(THE REQUEST): Skip every image and restate the data word for word.

(INFORMATION PROVIDED):
****************************************
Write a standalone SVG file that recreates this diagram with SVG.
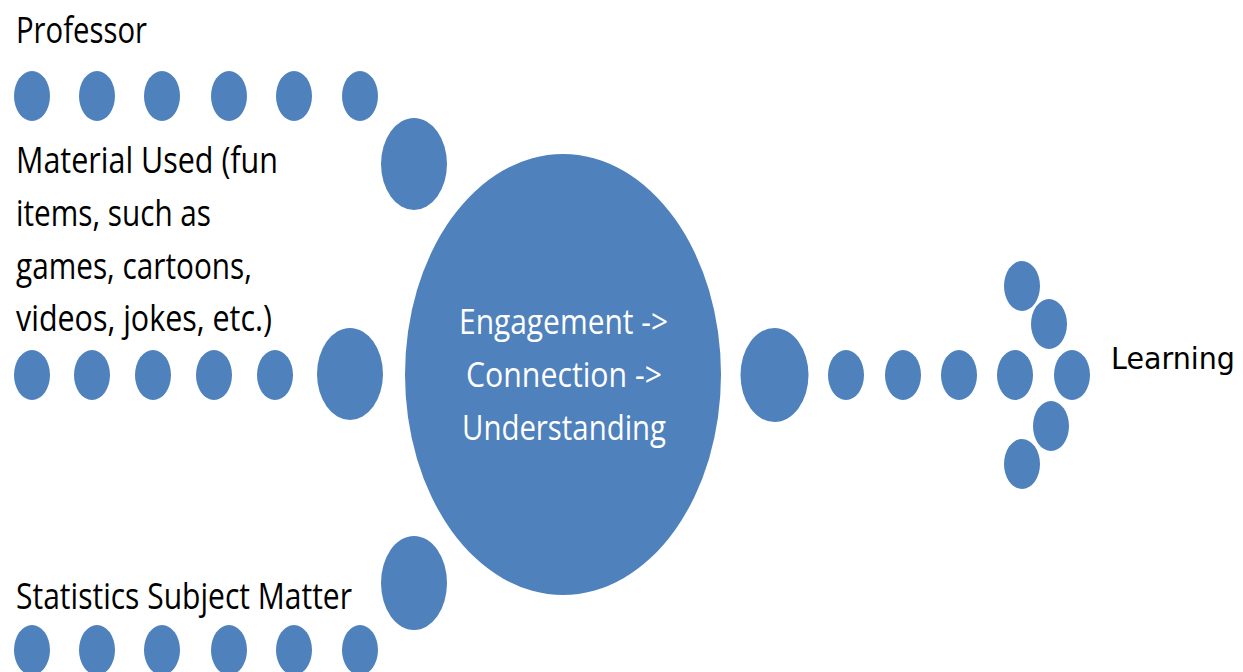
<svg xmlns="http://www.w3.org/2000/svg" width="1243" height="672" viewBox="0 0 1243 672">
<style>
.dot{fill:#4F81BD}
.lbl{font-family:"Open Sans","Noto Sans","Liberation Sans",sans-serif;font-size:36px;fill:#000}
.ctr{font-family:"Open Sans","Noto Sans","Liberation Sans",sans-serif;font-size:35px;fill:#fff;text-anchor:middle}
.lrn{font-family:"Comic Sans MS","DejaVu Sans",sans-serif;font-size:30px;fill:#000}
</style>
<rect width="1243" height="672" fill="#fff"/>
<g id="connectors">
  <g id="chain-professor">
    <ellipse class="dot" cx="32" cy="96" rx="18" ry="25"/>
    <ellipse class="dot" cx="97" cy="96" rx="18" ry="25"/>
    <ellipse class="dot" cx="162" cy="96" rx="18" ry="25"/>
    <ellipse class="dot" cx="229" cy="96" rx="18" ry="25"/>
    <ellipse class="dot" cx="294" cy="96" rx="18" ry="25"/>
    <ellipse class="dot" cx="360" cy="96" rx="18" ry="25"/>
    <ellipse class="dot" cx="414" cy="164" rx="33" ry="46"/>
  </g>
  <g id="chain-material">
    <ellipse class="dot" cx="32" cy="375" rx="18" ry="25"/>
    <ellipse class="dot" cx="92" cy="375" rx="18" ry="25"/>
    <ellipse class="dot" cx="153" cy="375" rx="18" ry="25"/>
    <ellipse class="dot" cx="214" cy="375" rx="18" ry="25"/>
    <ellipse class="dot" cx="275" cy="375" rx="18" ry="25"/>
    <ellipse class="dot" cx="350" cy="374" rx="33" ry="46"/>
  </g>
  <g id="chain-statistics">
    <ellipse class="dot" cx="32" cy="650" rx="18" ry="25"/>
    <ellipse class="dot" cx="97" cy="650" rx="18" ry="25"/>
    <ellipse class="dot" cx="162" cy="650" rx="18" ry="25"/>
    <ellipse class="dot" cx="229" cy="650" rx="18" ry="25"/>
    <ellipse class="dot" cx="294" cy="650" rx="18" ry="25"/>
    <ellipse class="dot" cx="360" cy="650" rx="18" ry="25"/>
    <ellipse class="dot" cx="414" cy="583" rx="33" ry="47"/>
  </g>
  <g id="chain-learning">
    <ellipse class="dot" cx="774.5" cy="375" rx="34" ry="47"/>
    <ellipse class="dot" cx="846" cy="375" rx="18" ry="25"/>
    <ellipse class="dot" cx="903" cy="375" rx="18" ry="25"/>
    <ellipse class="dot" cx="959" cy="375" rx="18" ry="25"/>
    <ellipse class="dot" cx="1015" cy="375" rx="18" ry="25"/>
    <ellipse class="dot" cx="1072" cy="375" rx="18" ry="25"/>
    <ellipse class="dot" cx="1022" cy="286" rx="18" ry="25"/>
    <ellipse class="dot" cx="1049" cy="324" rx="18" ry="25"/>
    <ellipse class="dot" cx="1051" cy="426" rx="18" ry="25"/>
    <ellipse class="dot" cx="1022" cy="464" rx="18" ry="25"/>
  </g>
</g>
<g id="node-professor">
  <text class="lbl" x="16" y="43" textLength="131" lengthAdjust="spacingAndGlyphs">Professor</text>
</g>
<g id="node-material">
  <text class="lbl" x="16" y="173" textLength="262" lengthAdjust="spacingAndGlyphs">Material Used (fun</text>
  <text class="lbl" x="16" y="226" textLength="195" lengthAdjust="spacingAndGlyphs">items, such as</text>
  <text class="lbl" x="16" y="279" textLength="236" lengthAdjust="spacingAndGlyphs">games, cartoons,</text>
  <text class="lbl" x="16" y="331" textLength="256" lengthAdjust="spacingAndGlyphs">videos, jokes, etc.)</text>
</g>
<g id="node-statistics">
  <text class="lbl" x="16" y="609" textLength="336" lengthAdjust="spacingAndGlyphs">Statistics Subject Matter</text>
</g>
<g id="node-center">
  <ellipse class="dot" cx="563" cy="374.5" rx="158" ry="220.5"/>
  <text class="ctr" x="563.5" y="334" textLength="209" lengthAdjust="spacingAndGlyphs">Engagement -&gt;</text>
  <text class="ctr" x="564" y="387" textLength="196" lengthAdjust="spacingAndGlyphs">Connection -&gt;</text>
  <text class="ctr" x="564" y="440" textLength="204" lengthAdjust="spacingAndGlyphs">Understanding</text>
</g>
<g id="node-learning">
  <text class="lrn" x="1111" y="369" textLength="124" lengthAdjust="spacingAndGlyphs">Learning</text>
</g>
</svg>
****************************************
(TASK RESULT):
Write a standalone SVG file that recreates this diagram with SVG.
<svg xmlns="http://www.w3.org/2000/svg" width="1243" height="672" viewBox="0 0 1243 672">
<style>
.dot{fill:#4F81BD}
.lbl{font-family:"Open Sans","Noto Sans","Liberation Sans",sans-serif;font-size:36px;fill:#000}
.ctr{font-family:"Open Sans","Noto Sans","Liberation Sans",sans-serif;font-size:35px;fill:#fff;text-anchor:middle}
.lrn{font-family:"Comic Sans MS","DejaVu Sans",sans-serif;font-size:30px;fill:#000}
</style>
<rect width="1243" height="672" fill="#fff"/>
<g id="connectors">
  <g id="chain-professor">
    <ellipse class="dot" cx="32" cy="96" rx="18" ry="25"/>
    <ellipse class="dot" cx="97" cy="96" rx="18" ry="25"/>
    <ellipse class="dot" cx="162" cy="96" rx="18" ry="25"/>
    <ellipse class="dot" cx="229" cy="96" rx="18" ry="25"/>
    <ellipse class="dot" cx="294" cy="96" rx="18" ry="25"/>
    <ellipse class="dot" cx="360" cy="96" rx="18" ry="25"/>
    <ellipse class="dot" cx="414" cy="164" rx="33" ry="46"/>
  </g>
  <g id="chain-material">
    <ellipse class="dot" cx="32" cy="375" rx="18" ry="25"/>
    <ellipse class="dot" cx="92" cy="375" rx="18" ry="25"/>
    <ellipse class="dot" cx="153" cy="375" rx="18" ry="25"/>
    <ellipse class="dot" cx="214" cy="375" rx="18" ry="25"/>
    <ellipse class="dot" cx="275" cy="375" rx="18" ry="25"/>
    <ellipse class="dot" cx="350" cy="374" rx="33" ry="46"/>
  </g>
  <g id="chain-statistics">
    <ellipse class="dot" cx="32" cy="650" rx="18" ry="25"/>
    <ellipse class="dot" cx="97" cy="650" rx="18" ry="25"/>
    <ellipse class="dot" cx="162" cy="650" rx="18" ry="25"/>
    <ellipse class="dot" cx="229" cy="650" rx="18" ry="25"/>
    <ellipse class="dot" cx="294" cy="650" rx="18" ry="25"/>
    <ellipse class="dot" cx="360" cy="650" rx="18" ry="25"/>
    <ellipse class="dot" cx="414" cy="583" rx="33" ry="47"/>
  </g>
  <g id="chain-learning">
    <ellipse class="dot" cx="774.5" cy="375" rx="34" ry="47"/>
    <ellipse class="dot" cx="846" cy="375" rx="18" ry="25"/>
    <ellipse class="dot" cx="903" cy="375" rx="18" ry="25"/>
    <ellipse class="dot" cx="959" cy="375" rx="18" ry="25"/>
    <ellipse class="dot" cx="1015" cy="375" rx="18" ry="25"/>
    <ellipse class="dot" cx="1072" cy="375" rx="18" ry="25"/>
    <ellipse class="dot" cx="1022" cy="286" rx="18" ry="25"/>
    <ellipse class="dot" cx="1049" cy="324" rx="18" ry="25"/>
    <ellipse class="dot" cx="1051" cy="426" rx="18" ry="25"/>
    <ellipse class="dot" cx="1022" cy="464" rx="18" ry="25"/>
  </g>
</g>
<g id="node-professor">
  <text class="lbl" x="16" y="43" textLength="131" lengthAdjust="spacingAndGlyphs">Professor</text>
</g>
<g id="node-material">
  <text class="lbl" x="16" y="173" textLength="262" lengthAdjust="spacingAndGlyphs">Material Used (fun</text>
  <text class="lbl" x="16" y="226" textLength="195" lengthAdjust="spacingAndGlyphs">items, such as</text>
  <text class="lbl" x="16" y="279" textLength="236" lengthAdjust="spacingAndGlyphs">games, cartoons,</text>
  <text class="lbl" x="16" y="331" textLength="256" lengthAdjust="spacingAndGlyphs">videos, jokes, etc.)</text>
</g>
<g id="node-statistics">
  <text class="lbl" x="16" y="609" textLength="336" lengthAdjust="spacingAndGlyphs">Statistics Subject Matter</text>
</g>
<g id="node-center">
  <ellipse class="dot" cx="563" cy="374.5" rx="158" ry="220.5"/>
  <text class="ctr" x="563.5" y="334" textLength="209" lengthAdjust="spacingAndGlyphs">Engagement -&gt;</text>
  <text class="ctr" x="564" y="387" textLength="196" lengthAdjust="spacingAndGlyphs">Connection -&gt;</text>
  <text class="ctr" x="564" y="440" textLength="204" lengthAdjust="spacingAndGlyphs">Understanding</text>
</g>
<g id="node-learning">
  <text class="lrn" x="1111" y="369" textLength="124" lengthAdjust="spacingAndGlyphs">Learning</text>
</g>
</svg>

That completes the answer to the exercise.